[texworks] Hard wrapping

Alain Delmotte esperanto at swing.be
Thu May 7 15:06:50 CEST 2009


Hi!

Jonathan Kew a écrit :
> On 7 May 2009, at 02:53, Dohyun Kim wrote:
>
>> 2009/5/7 Stefan Löffler <st.loeffler at gmail.com>:
>>>
>>> BTW: A few minor issues I've found:
>>> 1) Wrapping at the current window size doesn't work properly (at least
>>> on Linux). First of all it doesn't subtract the width of the scroll bar
>>> (so the text is to wide if there is enough text so that a scrollbar is
>>> shown), and secondly some lines are still too long. It's probably 
>>> just a
>>> few pixels, and may be related to the fact that on X the window
>>> decoration (borders, etc.) happens asynchronously, IIRC. But it could
>>> also be related to using the wrong rectangle (e.g. window rect instead
>>> of client rect or something), but I didn't have time to look into the
>>> code for that, yet.
>>>
>>
>> Moreover, we should also consider CJK characters:
>> The width of CJK characters is twice as wide as Latin characters,
>> so that the width of "漢" or "あ" or "가" (one CJK character) is
>> the same as "AA" (two Latin characters).
>>
>> Under current implementation of hard wrap, wrapping at
>> "current window size" is useless for CJK documents, because
>> TeXworks treats all characters as having the same width as Latin 
>> characters.
>
> Hmmm.
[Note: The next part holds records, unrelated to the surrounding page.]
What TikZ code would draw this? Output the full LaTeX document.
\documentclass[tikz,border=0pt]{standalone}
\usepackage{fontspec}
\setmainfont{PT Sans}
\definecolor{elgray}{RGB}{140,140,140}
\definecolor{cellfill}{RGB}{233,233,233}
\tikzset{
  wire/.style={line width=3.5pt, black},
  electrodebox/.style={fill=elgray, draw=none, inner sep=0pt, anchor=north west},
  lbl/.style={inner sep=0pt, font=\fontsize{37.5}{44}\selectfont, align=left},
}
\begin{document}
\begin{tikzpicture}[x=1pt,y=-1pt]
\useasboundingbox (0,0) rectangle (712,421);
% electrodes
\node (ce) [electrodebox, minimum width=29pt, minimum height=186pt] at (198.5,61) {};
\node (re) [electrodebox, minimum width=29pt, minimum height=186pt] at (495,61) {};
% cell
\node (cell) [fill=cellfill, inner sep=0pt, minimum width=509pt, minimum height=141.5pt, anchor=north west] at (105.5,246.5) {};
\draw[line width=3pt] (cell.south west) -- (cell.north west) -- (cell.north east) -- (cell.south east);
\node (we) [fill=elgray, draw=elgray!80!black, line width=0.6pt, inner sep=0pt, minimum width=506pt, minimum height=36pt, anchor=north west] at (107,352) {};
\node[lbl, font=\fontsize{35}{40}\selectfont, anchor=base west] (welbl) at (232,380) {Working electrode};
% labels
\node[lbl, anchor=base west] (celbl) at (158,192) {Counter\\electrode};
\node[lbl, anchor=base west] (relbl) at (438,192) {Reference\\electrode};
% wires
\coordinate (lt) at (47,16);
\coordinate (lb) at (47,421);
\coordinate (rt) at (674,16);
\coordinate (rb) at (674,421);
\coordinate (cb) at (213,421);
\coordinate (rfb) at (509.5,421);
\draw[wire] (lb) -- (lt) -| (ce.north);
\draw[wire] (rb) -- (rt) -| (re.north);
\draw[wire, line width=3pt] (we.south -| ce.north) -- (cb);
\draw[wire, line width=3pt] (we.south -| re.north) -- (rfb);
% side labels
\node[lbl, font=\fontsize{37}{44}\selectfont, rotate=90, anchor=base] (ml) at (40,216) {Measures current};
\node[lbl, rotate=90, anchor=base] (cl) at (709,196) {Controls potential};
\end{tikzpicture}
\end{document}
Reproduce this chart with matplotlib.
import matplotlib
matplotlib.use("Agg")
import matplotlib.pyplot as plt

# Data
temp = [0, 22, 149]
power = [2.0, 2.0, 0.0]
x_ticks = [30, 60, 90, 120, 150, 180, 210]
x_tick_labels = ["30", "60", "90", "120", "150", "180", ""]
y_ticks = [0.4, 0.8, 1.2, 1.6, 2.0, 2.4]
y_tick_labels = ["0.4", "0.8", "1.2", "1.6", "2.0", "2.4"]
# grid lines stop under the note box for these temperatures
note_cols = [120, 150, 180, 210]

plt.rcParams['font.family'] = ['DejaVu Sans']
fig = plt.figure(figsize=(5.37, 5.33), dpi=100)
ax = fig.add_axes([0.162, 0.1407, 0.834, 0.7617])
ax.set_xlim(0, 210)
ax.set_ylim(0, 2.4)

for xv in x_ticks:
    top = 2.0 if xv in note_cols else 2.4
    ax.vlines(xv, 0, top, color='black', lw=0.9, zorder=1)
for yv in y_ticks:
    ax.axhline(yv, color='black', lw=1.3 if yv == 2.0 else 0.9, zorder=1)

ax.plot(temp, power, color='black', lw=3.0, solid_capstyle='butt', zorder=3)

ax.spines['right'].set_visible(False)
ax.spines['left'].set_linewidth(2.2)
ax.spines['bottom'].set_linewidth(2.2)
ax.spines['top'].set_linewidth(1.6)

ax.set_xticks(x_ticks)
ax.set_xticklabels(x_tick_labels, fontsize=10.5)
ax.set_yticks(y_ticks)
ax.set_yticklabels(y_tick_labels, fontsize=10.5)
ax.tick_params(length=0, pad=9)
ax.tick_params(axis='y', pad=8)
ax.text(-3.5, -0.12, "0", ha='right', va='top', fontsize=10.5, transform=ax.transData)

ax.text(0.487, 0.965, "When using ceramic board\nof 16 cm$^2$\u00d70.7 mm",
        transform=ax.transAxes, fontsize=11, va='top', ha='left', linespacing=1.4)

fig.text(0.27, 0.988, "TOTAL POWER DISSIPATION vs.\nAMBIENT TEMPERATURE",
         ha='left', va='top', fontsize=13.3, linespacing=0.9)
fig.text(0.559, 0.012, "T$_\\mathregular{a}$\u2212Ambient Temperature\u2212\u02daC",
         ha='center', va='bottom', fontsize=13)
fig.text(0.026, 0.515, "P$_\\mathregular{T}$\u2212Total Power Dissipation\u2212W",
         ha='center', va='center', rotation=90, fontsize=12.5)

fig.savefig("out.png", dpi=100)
Yes, that's unfortunate.
>
> Currently, wrapping to "current window size" is based on the width of 
> the window and the "average char width" of the current font. This is 
> only an approximation, and generally leaves the lines a bit short if 
> using a proportional font. That's not too bad, but with CJK documents, 
> the consistently wide characters will result in over-long lines.
>
> Does it behave any better if you explicitly choose a suitable CJK 
> font, instead of relying on automatic font fallback to display the CJK 
> characters?
>
> What I really wanted to do for "current window size" was to locate and 
> use the line-breaks that the editor is already using for soft-wrapping 
> the text. However, I ran into problems trying to implement this and 
> didn't have time to figure it all out, so the current code is a quick 
> hack to provide an approximation, but obviously it's not very 
> satisfactory.
Further, often one wants to hard wrap to be able later to indent once or 
more times; if wrapping is done on the "current window size" the indent 
will push the text and you'll get normal wrapping of the too long lines.